- **Raw data**
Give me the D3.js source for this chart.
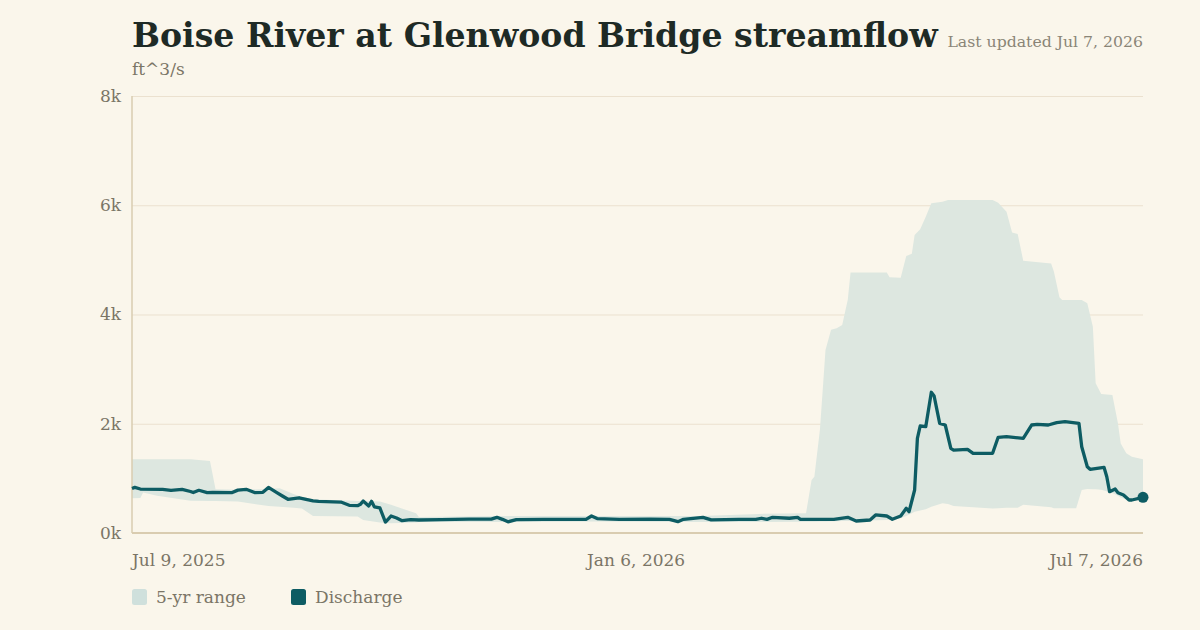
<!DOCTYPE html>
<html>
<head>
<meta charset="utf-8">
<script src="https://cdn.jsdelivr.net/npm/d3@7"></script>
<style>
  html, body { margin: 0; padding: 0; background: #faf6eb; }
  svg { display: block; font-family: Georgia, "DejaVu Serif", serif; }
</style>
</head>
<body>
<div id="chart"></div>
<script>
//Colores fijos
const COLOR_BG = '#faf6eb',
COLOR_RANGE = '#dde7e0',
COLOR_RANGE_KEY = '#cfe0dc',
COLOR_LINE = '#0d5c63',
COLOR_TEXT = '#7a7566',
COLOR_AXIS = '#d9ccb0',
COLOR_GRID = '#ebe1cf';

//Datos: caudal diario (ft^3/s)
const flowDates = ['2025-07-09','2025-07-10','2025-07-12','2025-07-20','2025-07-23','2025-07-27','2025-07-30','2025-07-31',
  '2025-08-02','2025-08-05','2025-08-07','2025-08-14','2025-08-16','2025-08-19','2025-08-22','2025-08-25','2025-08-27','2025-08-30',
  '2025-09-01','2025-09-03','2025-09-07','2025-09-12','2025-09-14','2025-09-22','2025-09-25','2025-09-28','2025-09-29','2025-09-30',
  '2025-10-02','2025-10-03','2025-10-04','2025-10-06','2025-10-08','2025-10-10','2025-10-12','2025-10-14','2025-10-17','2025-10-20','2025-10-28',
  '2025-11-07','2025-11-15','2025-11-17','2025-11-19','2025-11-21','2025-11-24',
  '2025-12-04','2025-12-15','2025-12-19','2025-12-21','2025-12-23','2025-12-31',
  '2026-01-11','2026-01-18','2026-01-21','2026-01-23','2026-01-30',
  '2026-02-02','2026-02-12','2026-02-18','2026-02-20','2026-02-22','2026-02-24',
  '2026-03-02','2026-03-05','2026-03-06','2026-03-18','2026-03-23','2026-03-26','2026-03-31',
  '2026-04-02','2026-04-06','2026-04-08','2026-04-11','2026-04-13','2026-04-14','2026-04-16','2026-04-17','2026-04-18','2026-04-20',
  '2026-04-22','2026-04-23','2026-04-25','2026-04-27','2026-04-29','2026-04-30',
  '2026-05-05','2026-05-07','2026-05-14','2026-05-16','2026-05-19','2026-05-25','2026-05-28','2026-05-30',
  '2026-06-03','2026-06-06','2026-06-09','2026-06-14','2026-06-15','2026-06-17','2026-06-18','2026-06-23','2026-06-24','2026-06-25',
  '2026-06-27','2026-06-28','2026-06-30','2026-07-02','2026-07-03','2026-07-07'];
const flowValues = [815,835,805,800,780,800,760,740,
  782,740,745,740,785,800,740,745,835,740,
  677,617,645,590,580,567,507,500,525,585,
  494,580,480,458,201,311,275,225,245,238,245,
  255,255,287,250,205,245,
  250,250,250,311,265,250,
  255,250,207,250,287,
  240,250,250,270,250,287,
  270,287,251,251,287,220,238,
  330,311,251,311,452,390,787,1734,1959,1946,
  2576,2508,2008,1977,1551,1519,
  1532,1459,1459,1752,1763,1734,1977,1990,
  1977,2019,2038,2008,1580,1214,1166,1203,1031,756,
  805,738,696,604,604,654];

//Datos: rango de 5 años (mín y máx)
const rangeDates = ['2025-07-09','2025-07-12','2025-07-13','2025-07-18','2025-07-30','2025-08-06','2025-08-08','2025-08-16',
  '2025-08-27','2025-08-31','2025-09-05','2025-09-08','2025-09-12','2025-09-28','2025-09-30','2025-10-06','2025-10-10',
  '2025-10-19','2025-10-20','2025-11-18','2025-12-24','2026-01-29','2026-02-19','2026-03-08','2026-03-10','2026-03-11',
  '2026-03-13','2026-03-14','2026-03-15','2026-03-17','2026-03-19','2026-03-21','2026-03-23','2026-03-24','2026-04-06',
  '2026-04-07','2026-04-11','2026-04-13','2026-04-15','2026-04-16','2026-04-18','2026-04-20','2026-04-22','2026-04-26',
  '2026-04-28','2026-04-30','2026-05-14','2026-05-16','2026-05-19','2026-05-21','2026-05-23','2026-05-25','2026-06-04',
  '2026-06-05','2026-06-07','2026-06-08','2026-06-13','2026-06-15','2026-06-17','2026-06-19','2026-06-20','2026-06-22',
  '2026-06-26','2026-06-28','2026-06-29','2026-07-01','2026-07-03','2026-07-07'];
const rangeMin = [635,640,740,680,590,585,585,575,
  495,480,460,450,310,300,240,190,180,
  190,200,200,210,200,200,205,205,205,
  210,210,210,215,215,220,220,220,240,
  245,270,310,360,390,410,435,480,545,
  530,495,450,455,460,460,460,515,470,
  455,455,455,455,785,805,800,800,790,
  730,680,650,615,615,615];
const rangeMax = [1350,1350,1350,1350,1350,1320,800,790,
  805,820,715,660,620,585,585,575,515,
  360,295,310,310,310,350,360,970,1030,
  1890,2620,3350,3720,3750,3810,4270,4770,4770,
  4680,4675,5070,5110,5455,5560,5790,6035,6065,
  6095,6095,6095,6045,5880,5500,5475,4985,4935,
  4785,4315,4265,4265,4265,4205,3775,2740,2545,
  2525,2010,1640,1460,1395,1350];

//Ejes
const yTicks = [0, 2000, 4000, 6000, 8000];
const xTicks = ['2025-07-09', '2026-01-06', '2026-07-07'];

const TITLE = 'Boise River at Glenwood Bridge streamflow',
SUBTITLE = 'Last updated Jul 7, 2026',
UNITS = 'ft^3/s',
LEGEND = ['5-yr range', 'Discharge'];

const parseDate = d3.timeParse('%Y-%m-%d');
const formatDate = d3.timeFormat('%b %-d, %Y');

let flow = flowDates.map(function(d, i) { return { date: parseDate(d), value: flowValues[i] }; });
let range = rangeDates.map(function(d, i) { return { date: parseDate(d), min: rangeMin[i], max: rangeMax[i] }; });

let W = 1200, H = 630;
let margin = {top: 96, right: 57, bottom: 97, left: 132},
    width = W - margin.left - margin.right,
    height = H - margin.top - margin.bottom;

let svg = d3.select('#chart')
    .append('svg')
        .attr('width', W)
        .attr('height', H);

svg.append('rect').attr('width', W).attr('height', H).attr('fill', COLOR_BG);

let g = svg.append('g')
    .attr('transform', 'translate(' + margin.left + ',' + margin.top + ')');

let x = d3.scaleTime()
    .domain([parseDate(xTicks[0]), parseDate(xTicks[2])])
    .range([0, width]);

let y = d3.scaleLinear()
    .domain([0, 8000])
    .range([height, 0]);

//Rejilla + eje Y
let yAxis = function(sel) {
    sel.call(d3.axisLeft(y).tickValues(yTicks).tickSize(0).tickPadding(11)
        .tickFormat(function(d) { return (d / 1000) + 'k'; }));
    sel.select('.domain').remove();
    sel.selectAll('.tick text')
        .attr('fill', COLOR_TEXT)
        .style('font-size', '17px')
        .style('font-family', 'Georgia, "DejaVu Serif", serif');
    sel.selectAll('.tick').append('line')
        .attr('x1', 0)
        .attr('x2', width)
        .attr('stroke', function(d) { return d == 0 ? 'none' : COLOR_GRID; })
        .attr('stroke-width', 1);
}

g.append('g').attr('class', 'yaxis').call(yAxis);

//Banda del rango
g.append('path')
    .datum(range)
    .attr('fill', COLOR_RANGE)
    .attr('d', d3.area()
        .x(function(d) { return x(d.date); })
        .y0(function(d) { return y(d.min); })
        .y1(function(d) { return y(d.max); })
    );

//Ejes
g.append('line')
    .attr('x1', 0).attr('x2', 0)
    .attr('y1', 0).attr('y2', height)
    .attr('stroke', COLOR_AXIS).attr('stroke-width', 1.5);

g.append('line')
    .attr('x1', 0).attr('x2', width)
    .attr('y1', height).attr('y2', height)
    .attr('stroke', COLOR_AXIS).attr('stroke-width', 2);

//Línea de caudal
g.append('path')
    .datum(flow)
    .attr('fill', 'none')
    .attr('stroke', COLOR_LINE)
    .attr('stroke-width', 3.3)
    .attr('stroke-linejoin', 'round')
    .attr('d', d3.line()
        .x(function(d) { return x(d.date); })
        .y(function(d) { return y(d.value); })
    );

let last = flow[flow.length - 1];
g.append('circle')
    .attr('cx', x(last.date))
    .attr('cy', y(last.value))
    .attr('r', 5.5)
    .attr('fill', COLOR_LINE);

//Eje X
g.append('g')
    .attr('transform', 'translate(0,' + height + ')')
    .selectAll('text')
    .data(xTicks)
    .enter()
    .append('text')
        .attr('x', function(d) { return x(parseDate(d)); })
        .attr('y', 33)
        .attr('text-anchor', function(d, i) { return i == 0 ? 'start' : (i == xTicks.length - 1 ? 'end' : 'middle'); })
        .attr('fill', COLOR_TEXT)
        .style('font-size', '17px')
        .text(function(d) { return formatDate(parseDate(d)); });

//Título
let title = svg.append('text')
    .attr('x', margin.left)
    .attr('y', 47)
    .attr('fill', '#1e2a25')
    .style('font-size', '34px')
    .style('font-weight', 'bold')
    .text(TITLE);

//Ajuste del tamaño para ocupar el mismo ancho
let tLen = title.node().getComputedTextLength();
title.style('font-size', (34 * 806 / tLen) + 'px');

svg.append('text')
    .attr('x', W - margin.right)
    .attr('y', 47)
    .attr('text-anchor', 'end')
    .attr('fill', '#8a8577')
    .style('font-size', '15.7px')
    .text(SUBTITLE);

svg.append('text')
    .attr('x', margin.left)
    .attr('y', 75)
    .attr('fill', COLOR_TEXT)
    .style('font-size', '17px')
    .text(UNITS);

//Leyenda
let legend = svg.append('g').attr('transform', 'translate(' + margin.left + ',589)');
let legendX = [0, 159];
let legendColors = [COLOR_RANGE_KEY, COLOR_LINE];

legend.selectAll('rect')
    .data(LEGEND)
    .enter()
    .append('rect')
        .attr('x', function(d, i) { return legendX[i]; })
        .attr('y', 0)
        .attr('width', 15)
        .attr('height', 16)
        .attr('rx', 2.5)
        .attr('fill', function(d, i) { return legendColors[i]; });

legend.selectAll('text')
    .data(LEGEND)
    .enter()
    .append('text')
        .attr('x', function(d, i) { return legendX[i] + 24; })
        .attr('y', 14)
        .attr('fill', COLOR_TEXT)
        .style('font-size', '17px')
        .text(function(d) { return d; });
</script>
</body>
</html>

--

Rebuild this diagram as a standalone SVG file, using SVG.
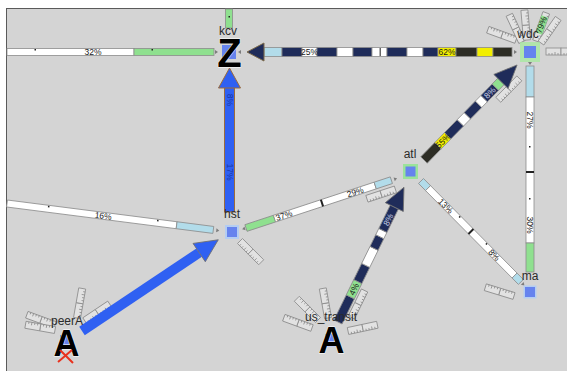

- **Exercise prompt**
Using the entries above, write out exactly the lines from the one with "Give me the D3.js source for this chart." through the one with "COLOR_GRID = '#ebe1cf';", ends included. Leave out any pictures.

- **Complete output**
Give me the D3.js source for this chart.
<!DOCTYPE html>
<html>
<head>
<meta charset="utf-8">
<script src="https://cdn.jsdelivr.net/npm/d3@7"></script>
<style>
  html, body { margin: 0; padding: 0; background: #faf6eb; }
  svg { display: block; font-family: Georgia, "DejaVu Serif", serif; }
</style>
</head>
<body>
<div id="chart"></div>
<script>
//Colores fijos
const COLOR_BG = '#faf6eb',
COLOR_RANGE = '#dde7e0',
COLOR_RANGE_KEY = '#cfe0dc',
COLOR_LINE = '#0d5c63',
COLOR_TEXT = '#7a7566',
COLOR_AXIS = '#d9ccb0',
COLOR_GRID = '#ebe1cf';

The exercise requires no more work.